*Problem description*: Do not copy the pictures; transcribe all other material exactly.

*Supplied data*:

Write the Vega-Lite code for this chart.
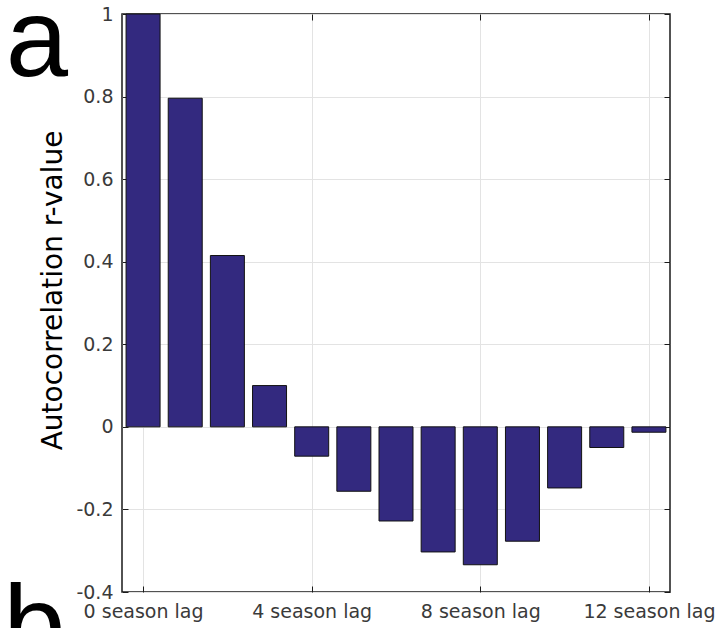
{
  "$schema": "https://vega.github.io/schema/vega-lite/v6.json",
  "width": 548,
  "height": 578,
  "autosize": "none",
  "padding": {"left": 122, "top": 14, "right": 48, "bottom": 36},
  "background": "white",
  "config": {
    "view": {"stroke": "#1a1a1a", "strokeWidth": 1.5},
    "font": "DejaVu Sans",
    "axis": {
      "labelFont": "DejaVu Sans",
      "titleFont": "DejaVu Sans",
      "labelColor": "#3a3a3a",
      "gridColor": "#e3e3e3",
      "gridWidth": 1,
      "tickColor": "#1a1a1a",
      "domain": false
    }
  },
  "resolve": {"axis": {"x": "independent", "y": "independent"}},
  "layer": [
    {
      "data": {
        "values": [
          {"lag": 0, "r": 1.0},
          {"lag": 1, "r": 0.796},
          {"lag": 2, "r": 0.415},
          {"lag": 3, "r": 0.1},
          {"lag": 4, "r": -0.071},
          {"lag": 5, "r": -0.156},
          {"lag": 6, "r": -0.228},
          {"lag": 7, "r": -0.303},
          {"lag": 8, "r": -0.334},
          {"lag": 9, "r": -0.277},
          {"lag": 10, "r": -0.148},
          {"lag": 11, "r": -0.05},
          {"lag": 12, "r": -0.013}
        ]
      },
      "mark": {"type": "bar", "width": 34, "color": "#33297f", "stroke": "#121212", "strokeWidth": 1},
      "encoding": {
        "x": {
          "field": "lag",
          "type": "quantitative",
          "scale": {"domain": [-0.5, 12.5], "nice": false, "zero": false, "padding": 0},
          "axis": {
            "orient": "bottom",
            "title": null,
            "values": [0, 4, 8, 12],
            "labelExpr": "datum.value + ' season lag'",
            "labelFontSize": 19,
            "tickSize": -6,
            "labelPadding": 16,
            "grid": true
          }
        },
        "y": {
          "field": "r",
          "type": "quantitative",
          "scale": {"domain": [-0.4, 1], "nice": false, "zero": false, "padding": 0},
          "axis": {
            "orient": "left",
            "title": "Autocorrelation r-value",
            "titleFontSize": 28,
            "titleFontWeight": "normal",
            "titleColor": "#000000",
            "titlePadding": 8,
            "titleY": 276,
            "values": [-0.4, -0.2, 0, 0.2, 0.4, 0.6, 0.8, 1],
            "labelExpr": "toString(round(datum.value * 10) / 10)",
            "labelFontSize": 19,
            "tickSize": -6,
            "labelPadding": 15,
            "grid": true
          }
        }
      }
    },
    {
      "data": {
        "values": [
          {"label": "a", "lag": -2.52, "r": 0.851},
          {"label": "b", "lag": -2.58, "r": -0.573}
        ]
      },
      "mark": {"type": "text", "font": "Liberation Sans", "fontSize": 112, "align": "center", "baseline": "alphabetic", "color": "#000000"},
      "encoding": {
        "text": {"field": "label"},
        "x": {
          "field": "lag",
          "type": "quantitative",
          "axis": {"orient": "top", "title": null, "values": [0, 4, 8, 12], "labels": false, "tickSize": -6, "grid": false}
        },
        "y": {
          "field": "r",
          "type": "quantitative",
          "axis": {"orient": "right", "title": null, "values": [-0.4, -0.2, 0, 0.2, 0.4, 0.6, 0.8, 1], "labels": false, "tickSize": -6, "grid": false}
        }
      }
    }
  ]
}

*Task response*:
Write the Vega-Lite code for this chart.
{
  "$schema": "https://vega.github.io/schema/vega-lite/v6.json",
  "width": 548,
  "height": 578,
  "autosize": "none",
  "padding": {"left": 122, "top": 14, "right": 48, "bottom": 36},
  "background": "white",
  "config": {
    "view": {"stroke": "#1a1a1a", "strokeWidth": 1.5},
    "font": "DejaVu Sans",
    "axis": {
      "labelFont": "DejaVu Sans",
      "titleFont": "DejaVu Sans",
      "labelColor": "#3a3a3a",
      "gridColor": "#e3e3e3",
      "gridWidth": 1,
      "tickColor": "#1a1a1a",
      "domain": false
    }
  },
  "resolve": {"axis": {"x": "independent", "y": "independent"}},
  "layer": [
    {
      "data": {
        "values": [
          {"lag": 0, "r": 1.0},
          {"lag": 1, "r": 0.796},
          {"lag": 2, "r": 0.415},
          {"lag": 3, "r": 0.1},
          {"lag": 4, "r": -0.071},
          {"lag": 5, "r": -0.156},
          {"lag": 6, "r": -0.228},
          {"lag": 7, "r": -0.303},
          {"lag": 8, "r": -0.334},
          {"lag": 9, "r": -0.277},
          {"lag": 10, "r": -0.148},
          {"lag": 11, "r": -0.05},
          {"lag": 12, "r": -0.013}
        ]
      },
      "mark": {"type": "bar", "width": 34, "color": "#33297f", "stroke": "#121212", "strokeWidth": 1},
      "encoding": {
        "x": {
          "field": "lag",
          "type": "quantitative",
          "scale": {"domain": [-0.5, 12.5], "nice": false, "zero": false, "padding": 0},
          "axis": {
            "orient": "bottom",
            "title": null,
            "values": [0, 4, 8, 12],
            "labelExpr": "datum.value + ' season lag'",
            "labelFontSize": 19,
            "tickSize": -6,
            "labelPadding": 16,
            "grid": true
          }
        },
        "y": {
          "field": "r",
          "type": "quantitative",
          "scale": {"domain": [-0.4, 1], "nice": false, "zero": false, "padding": 0},
          "axis": {
            "orient": "left",
            "title": "Autocorrelation r-value",
            "titleFontSize": 28,
            "titleFontWeight": "normal",
            "titleColor": "#000000",
            "titlePadding": 8,
            "titleY": 276,
            "values": [-0.4, -0.2, 0, 0.2, 0.4, 0.6, 0.8, 1],
            "labelExpr": "toString(round(datum.value * 10) / 10)",
            "labelFontSize": 19,
            "tickSize": -6,
            "labelPadding": 15,
            "grid": true
          }
        }
      }
    },
    {
      "data": {
        "values": [
          {"label": "a", "lag": -2.52, "r": 0.851},
          {"label": "b", "lag": -2.58, "r": -0.573}
        ]
      },
      "mark": {"type": "text", "font": "Liberation Sans", "fontSize": 112, "align": "center", "baseline": "alphabetic", "color": "#000000"},
      "encoding": {
        "text": {"field": "label"},
        "x": {
          "field": "lag",
          "type": "quantitative",
          "axis": {"orient": "top", "title": null, "values": [0, 4, 8, 12], "labels": false, "tickSize": -6, "grid": false}
        },
        "y": {
          "field": "r",
          "type": "quantitative",
          "axis": {"orient": "right", "title": null, "values": [-0.4, -0.2, 0, 0.2, 0.4, 0.6, 0.8, 1], "labels": false, "tickSize": -6, "grid": false}
        }
      }
    }
  ]
}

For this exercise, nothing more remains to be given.